# perms and combs (1 Viewer)

#### HeroWise

##### Active Member

i am getting 4/2454, can someone check

Last edited:

#### HeroWise

##### Active Member
The answers did 4/11P4

I can understand what they did but arent they wrong. 11P4 means that M and M arent distinct

#### Drongoski

##### Well-Known Member
one way: Prob (CAME) = (1/11)x(2/10)x(2/9)x(1/8) = 1/1980

#### BenHowe

##### Active Member
The answers did 4/11P4

I can understand what they did but arent they wrong. 11P4 means that M and M arent distinct
No they arn't. probability=number of favourable outcomes/number of possible outcomes.
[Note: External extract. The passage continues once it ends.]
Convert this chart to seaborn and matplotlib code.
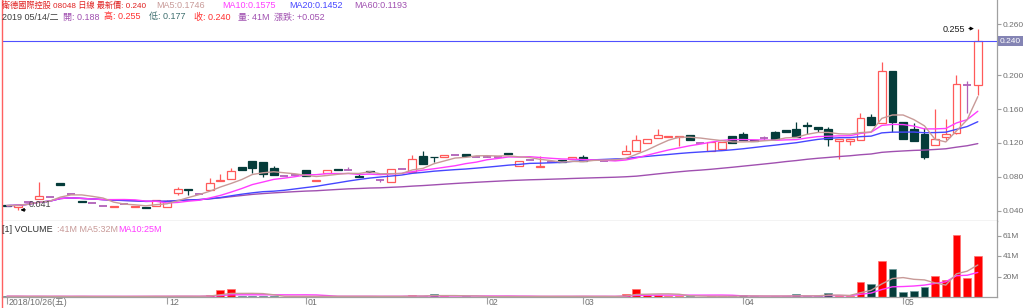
import numpy as np
import pandas as pd
import matplotlib
matplotlib.use("Agg")
import matplotlib.pyplot as plt
import matplotlib.transforms as mtrans
from matplotlib.lines import Line2D
import seaborn as sns

# ---------------- data ----------------
opens = [0.047, 0.045, 0.050, 0.054, 0.056, 0.073, 0.060, 0.052, 0.049, 0.046,
         0.045, 0.048, 0.045, 0.044, 0.046, 0.045, 0.061, 0.066, 0.060, 0.065,
         0.075, 0.078, 0.092, 0.099, 0.098, 0.091, 0.081, 0.082, 0.088, 0.075,
         0.084, 0.089, 0.088, 0.081, 0.087, 0.076, 0.074, 0.089, 0.086, 0.105,
         0.104, 0.103, 0.106, 0.107, 0.104, 0.104, 0.104, 0.108, 0.093, 0.100,
         0.092, 0.097, 0.100, 0.101, 0.103, 0.100, 0.099, 0.100, 0.107, 0.111,
         0.120, 0.126, 0.127, 0.127, 0.129, 0.120, 0.111, 0.113, 0.128, 0.130,
         0.124, 0.126, 0.133, 0.135, 0.136, 0.141, 0.139, 0.137, 0.122, 0.122,
         0.124, 0.151, 0.144, 0.205, 0.145, 0.137, 0.131, 0.118, 0.127, 0.132,
         0.188, 0.188]
highs = [0.047, 0.047, 0.050, 0.074, 0.056, 0.073, 0.060, 0.052, 0.049, 0.046,
         0.046, 0.048, 0.046, 0.044, 0.053, 0.053, 0.068, 0.066, 0.060, 0.079,
         0.083, 0.090, 0.092, 0.099, 0.098, 0.093, 0.081, 0.082, 0.088, 0.076,
         0.088, 0.089, 0.092, 0.084, 0.087, 0.078, 0.089, 0.089, 0.106, 0.110,
         0.104, 0.106, 0.106, 0.107, 0.104, 0.106, 0.104, 0.108, 0.099, 0.100,
         0.105, 0.097, 0.100, 0.103, 0.106, 0.100, 0.099, 0.100, 0.118, 0.129,
         0.125, 0.137, 0.128, 0.128, 0.129, 0.120, 0.121, 0.121, 0.128, 0.133,
         0.124, 0.128, 0.134, 0.135, 0.145, 0.145, 0.139, 0.139, 0.125, 0.125,
         0.155, 0.154, 0.215, 0.205, 0.145, 0.143, 0.138, 0.160, 0.148, 0.200,
         0.193, 0.255]
lows = [0.046, 0.041, 0.050, 0.054, 0.056, 0.070, 0.060, 0.050, 0.049, 0.046,
        0.045, 0.048, 0.045, 0.043, 0.046, 0.045, 0.058, 0.059, 0.060, 0.065,
        0.075, 0.078, 0.088, 0.085, 0.080, 0.082, 0.081, 0.082, 0.081, 0.075,
        0.084, 0.088, 0.088, 0.080, 0.086, 0.074, 0.074, 0.089, 0.086, 0.095,
        0.098, 0.103, 0.106, 0.105, 0.104, 0.103, 0.104, 0.107, 0.093, 0.100,
        0.092, 0.097, 0.098, 0.101, 0.099, 0.100, 0.099, 0.100, 0.107, 0.111,
        0.120, 0.126, 0.127, 0.116, 0.124, 0.120, 0.111, 0.113, 0.120, 0.124,
        0.122, 0.123, 0.125, 0.133, 0.127, 0.131, 0.133, 0.116, 0.101, 0.118,
        0.124, 0.141, 0.144, 0.133, 0.125, 0.122, 0.101, 0.118, 0.124, 0.130,
        0.155, 0.177]
closes = [0.046, 0.047, 0.050, 0.0575, 0.056, 0.070, 0.060, 0.050, 0.049, 0.046,
          0.046, 0.048, 0.046, 0.043, 0.053, 0.051, 0.066, 0.065, 0.060, 0.073,
          0.076, 0.087, 0.088, 0.090, 0.083, 0.082, 0.081, 0.082, 0.081, 0.076,
          0.088, 0.088, 0.088, 0.080, 0.086, 0.076, 0.089, 0.089, 0.101, 0.095,
          0.103, 0.106, 0.106, 0.105, 0.104, 0.104, 0.104, 0.107, 0.099, 0.100,
          0.093, 0.097, 0.098, 0.103, 0.099, 0.100, 0.099, 0.100, 0.110, 0.124,
          0.125, 0.129, 0.128, 0.128, 0.124, 0.120, 0.121, 0.121, 0.120, 0.124,
          0.122, 0.126, 0.125, 0.133, 0.127, 0.140, 0.137, 0.125, 0.125, 0.125,
          0.149, 0.141, 0.205, 0.145, 0.125, 0.122, 0.104, 0.125, 0.130, 0.190,
          0.188, 0.240]
volumes = [0.8, 0.8, 0.5, 0.8, 0.5, 0.8, 0.5, 0.8, 0.5, 0.5,
           0.8, 0.5, 0.8, 0.8, 0.8, 0.8, 0.8, 0.8, 0.5, 2.0,
           6.8, 7.8, 0.8, 0.8, 0.8, 0.8, 0.5, 0.5, 0.8, 0.8,
           0.8, 0.8, 0.5, 0.8, 0.8, 0.5, 0.8, 0.5, 2.0, 1.0,
           2.7, 0.8, 0.5, 0.8, 0.5, 0.5, 0.5, 0.8, 0.8, 0.5,
           0.8, 0.5, 0.8, 0.8, 0.8, 0.5, 0.5, 0.5, 2.7, 8.5,
           1.7, 2.0, 0.8, 0.8, 0.8, 0.5, 0.8, 0.8, 0.8, 2.0,
           0.8, 0.5, 0.8, 0.8, 2.7, 0.8, 0.8, 4.4, 0.8, 0.8,
           14.6, 13.0, 36.0, 28.0, 5.5, 6.0, 10.0, 21.0, 17.0, 62.0,
           19.0, 41.0]
tick_pos = [0, 15, 28, 45, 54, 69, 84]
tick_labels = ["2018/10/26(五)", "12", "01", "02", "03", "04", "05"]
price_ticks = [0.04, 0.08, 0.12, 0.16, 0.20, 0.26]
vol_ticks = [20.5, 41.0, 61.5]
vol_tick_labels = ["20M", "41M", "61M"]
last_price = 0.240
high_mark = 0.255
low_mark = 0.041

# ---------------- style ----------------
sns.set_theme(style="white")
plt.rcParams["font.family"] = ["Liberation Sans", "Noto Sans CJK TC", "DejaVu Sans"]

RED = "#ff5a5a"
DARK = "#053c3a"
DOJI = "#b060b8"
C_MA5 = "#c89a98"
C_MA10 = "#ff3cff"
C_MA20 = "#4646ff"
C_MA60 = "#a050b0"
GREY = "#a0a0a0"

df = pd.DataFrame(dict(idx=np.arange(len(closes)), open=opens, high=highs,
                       low=lows, close=closes, vol=volumes))
for n in (5, 10, 20, 60):
    df[f"ma{n}"] = df["close"].rolling(n, min_periods=1).mean()
df["vma5"] = df["vol"].rolling(5, min_periods=1).mean()
df["vma10"] = df["vol"].rolling(10, min_periods=1).mean()

W, H = 1024, 308
fig = plt.figure(figsize=(W / 100, H / 100), dpi=100)
fig.patch.set_facecolor("white")
ax = fig.add_axes([2 / W, (H - 221) / H, 995 / W, 221 / H])
axv = fig.add_axes([2 / W, (H - 297) / H, 995 / W, 76 / H], sharex=ax)

# ---------------- candles ----------------
up = df[df.close > df.open]
dn = df[df.close < df.open]
fl = df[df.close == df.open]
bw = 0.74
ax.vlines(up.idx, up.low, up.high, color=RED, lw=0.9, zorder=2)
ax.vlines(dn.idx, dn.low, dn.high, color=DARK, lw=0.9, zorder=2)
ax.vlines(fl.idx, fl.low, fl.high, color=DOJI, lw=0.9, zorder=2)
ax.bar(up.idx, up.close - up.open, bottom=up.open, width=bw,
       facecolor="white", edgecolor=RED, linewidth=0.9, zorder=3)
ax.bar(dn.idx, dn.open - dn.close, bottom=dn.close, width=bw,
       facecolor=DARK, edgecolor=DARK, linewidth=0.9, zorder=3)
ax.hlines(fl.close, fl.idx - bw / 2, fl.idx + bw / 2, color=DOJI, lw=1.3, zorder=3)

for col, c in (("ma60", C_MA60), ("ma20", C_MA20), ("ma10", C_MA10), ("ma5", C_MA5)):
    sns.lineplot(data=df, x="idx", y=col, ax=ax, color=c, lw=1.0, zorder=4, legend=False)

ax.axhline(last_price, color="#5050ff", lw=0.8, zorder=5)

# high / low marks
ax.annotate("", xy=(df.idx.iloc[-1] - 0.1, high_mark), xytext=(df.idx.iloc[-1] - 1.1, high_mark),
            arrowprops=dict(arrowstyle="-|>", color="black", lw=0.7, mutation_scale=5), zorder=6)
ax.text(df.idx.iloc[-1] - 1.2, high_mark - 0.0015, f"{high_mark:.3f}", ha="right", va="center",
        fontsize=6.5, color="#202020", zorder=6)
low_i = int(df.low.idxmin())
ax.annotate("", xy=(low_i, low_mark), xytext=(low_i + 1.0, low_mark),
            arrowprops=dict(arrowstyle="-|>", color="black", lw=0.7, mutation_scale=5), zorder=6)
ax.text(low_i + 1.0, low_mark + 0.0065, f"{low_mark:.3f}", ha="left", va="center",
        fontsize=6.5, color="#404040", zorder=6)

ax.set_ylim(0.0279, 0.2887)
ax.set_xlim(-0.47, 92.8)
ax.set_xlabel("")
ax.set_ylabel("")
ax.yaxis.tick_right()
ax.set_yticks(price_ticks)
ax.set_yticklabels([f"{v:.3f}" for v in price_ticks])
ax.tick_params(axis="y", right=True, direction="out", length=3, width=0.8, color=GREY,
               labelsize=6, labelcolor="#707070", pad=1)
ax.tick_params(axis="x", bottom=False, labelbottom=False)
for s in ("top", "left"):
    ax.spines[s].set_visible(False)
for s in ("right", "bottom"):
    ax.spines[s].set_color(GREY)
    ax.spines[s].set_linewidth(0.9)

tr = mtrans.blended_transform_factory(ax.transAxes, ax.transData)
ax.text(1.003, last_price, f"{last_price:.3f}", transform=tr, ha="left", va="center",
        fontsize=6, color="white", clip_on=False,
        bbox=dict(boxstyle="square,pad=0.2", fc="#8484b4", ec="none"))

# ---------------- volume ----------------
vup = df[df.close >= df.open]
vdn = df[df.close < df.open]
axv.bar(vup.idx, vup.vol, width=bw, color="#ff0000", edgecolor="#ff7070", linewidth=0.5, zorder=2)
axv.bar(vdn.idx, vdn.vol, width=bw, color=DARK, edgecolor="#6a9a9a", linewidth=0.5, zorder=2)
sns.lineplot(data=df, x="idx", y="vma10", ax=axv, color=C_MA10, lw=1.0, zorder=3, legend=False)
sns.lineplot(data=df, x="idx", y="vma5", ax=axv, color=C_MA5, lw=1.0, zorder=3, legend=False)
axv.set_ylim(0, 76)
axv.set_xlim(-0.47, 92.8)
axv.set_xlabel("")
axv.set_ylabel("")
axv.yaxis.tick_right()
axv.set_yticks(vol_ticks)
axv.set_yticklabels(vol_tick_labels)
axv.tick_params(axis="y", right=True, direction="out", length=3, width=0.8, color=GREY,
                labelsize=6, labelcolor="#707070", pad=1)
axv.set_xticks(tick_pos)
axv.set_xticklabels([])
axv.tick_params(axis="x", bottom=True, direction="out", length=5, width=0.8, color=GREY)
xtr = mtrans.blended_transform_factory(axv.transData, axv.transAxes)
for p, lab in zip(tick_pos, tick_labels):
    axv.annotate(lab, xy=(p, 0), xycoords=xtr, xytext=(2, -5.5), textcoords="offset pixels",
                 ha="left", va="center", fontsize=6.3, color="#707070", annotation_clip=False)
for s in ("top", "left"):
    axv.spines[s].set_visible(False)
for s in ("right", "bottom"):
    axv.spines[s].set_color(GREY)
    axv.spines[s].set_linewidth(0.9)

# ---------------- header texts ----------------
def ftext(x, y, s, c, fs=6.5):
    fig.text(x / W, 1 - y / H, s, color=c, fontsize=fs, ha="left", va="center")

ftext(2, 6, "衛德國際控股 08048 日線 最新價: 0.240", "#e02020", fs=5.9)
ftext(156, 6, "MA5:0.1746", C_MA5)
ftext(222, 6, "MA10:0.1575", C_MA10)
ftext(289, 6, "MA20:0.1452", C_MA20)
ftext(354, 6, "MA60:0.1193", C_MA60)

ftext(2, 17, "2019 05/14/二", "#404040")
ftext(63, 17, "開: 0.188", "#a050b0")
ftext(104, 17, "高: 0.255", "#ff3030")
ftext(149, 17, "低: 0.177", "#407070")
ftext(194, 17, "收: 0.240", "#ff3030")
ftext(238, 17, "量: 41M", "#a050b0")
ftext(274, 17, "漲跌: +0.052", "#a050b0")

ftext(2, 229, "[1] VOLUME", "#303030")
ftext(57, 229, ":41M MA5:32M", C_MA5)
ftext(118, 229, "MA10:25M", C_MA10)

fig.add_artist(Line2D([1.5 / W, 1.5 / W], [0, 1], color="#ff6060", lw=1.0))

fig.savefig("out.png", dpi=100, facecolor="white")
This method is valid provided the number of possible outcomes is finite and equally likely.

Last edited:

#### HeroWise

##### Active Member
one way: Prob (CAME) = (1/11)x(2/10)x(2/9)x(1/8) = 1/1980

May I know why my way is wrong.

I understand how you got it, but why is my answer wayy off

2454 is the ways to arrange MATHEMATICS into 4 letters. Out of THEM CAME is part of them.

#### BenHowe

##### Active Member
May I know why my way is wrong.

I understand how you got it, but why is my answer wayy off

2454 is the ways to arrange MATHEMATICS into 4 letters. Out of THEM CAME is part of them.
Write out your method

#### BenHowe

##### Active Member
On a previous note 10P4 means M M -> M1,M2

#### HeroWise

##### Active Member
C1) 2 Alike 2 Alike
3C2* 4!/(2!2!)=18

C2) 2 alike 2 different
3C1 * 7C2* 4! /2! = 756

C3) all different
8C4 *4!=1680

Add that to get 2454

CAME is 2*2*1*1 /2454 = 4/2454

#### BenHowe

##### Active Member
Your listing or enumeration of cases is reasonable but it's not valid to use it as the possible outcomes since they arn't equally likely. You cover it at uni if you do combinatorics but just remember that for probability the outcomes must be equally likely.